What's the point of the criticism exactly, when typically even the most basic
of accomplishments requires social networking between people? It makes perfect
sense that one of the most valuable skills, and most valuable assets you can
possess, is networking with other people.

There are a lot of success examples of people that were not born into super
valuable social networks. From Marc Andreessen to Jack Dorsey, from Jack Ma to
Larry Ellison, from Robert Noyce to Jerry Sanders.

You know how I got my first VC round ever? I built a prototype (wasn't great),
I was entirely self-taught in all regards (not a single minute of formal
education in my trade), and I emailed a prominent venture capitalist cold.

It was built in a few months, on an old raggedy PC with a shitty monitor,
using free software.

I came from nowhere, poorville USA, with not a single connection to anyone in
the tech industry. What I had, is something to demonstrate.

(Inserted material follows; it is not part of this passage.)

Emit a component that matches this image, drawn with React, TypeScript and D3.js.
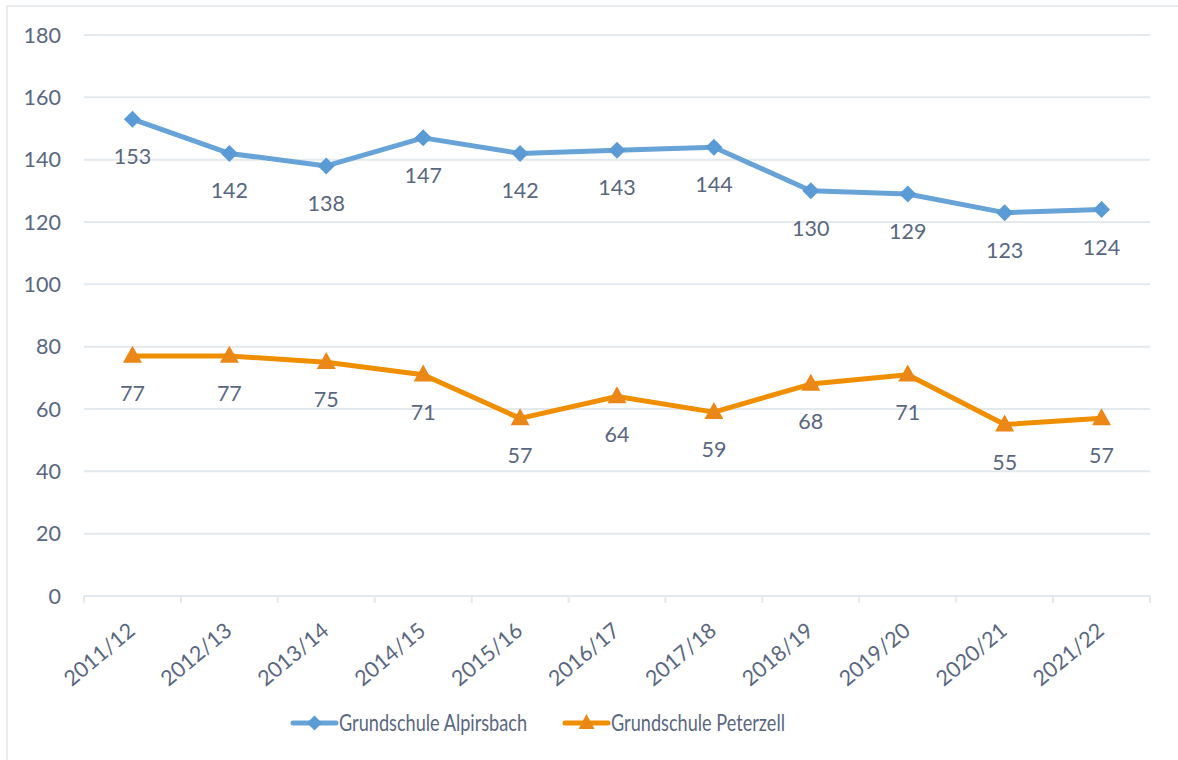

The only critical, truly valuable components in all of that, is that I self-
educated and I took the initiative to reach out and connect (it costs little
other than the willingness to have doors shut in your face until one opens).
The US happens to possess the world's greatest public library system. There
are in fact few excuses. Email people, connect, start networking, contribute,
read some books about how to do it from your nearby public library. How much
do you want it? I wanted it pretty bad, it's a choice you make.

------
ksec
I think Matthew Prince, Founder of CloudFlare has an interesting reply.

>Oh Paul, you know better. I had to borrow money from my mom to pay my taxes
when we were starting Cloudflare. But I certainly came from a relatively
privileged background, and so did the AirBnB founders. It’s hard to take risks
if you don’t have a safety net. #bereal

And Pinboard's take on it.

>This is a masterpiece of the tweeting arts. Two of the founders of AirBnB
went to RISD (a prestigious American design school), while the third was a
Harvard grad. The conceit that 'rich kid' refers to one's account balance,
rather than social class, makes me drop my monocle

[https://mobile.twitter.com/Pinboard/status/11302388081408000...](https://mobile.twitter.com/Pinboard/status/1130238808140800000)

------
wilg
Tangent: Is Airbnb even something worth celebrating? Doesn't it suck up the
housing stock and hurt lots of communities?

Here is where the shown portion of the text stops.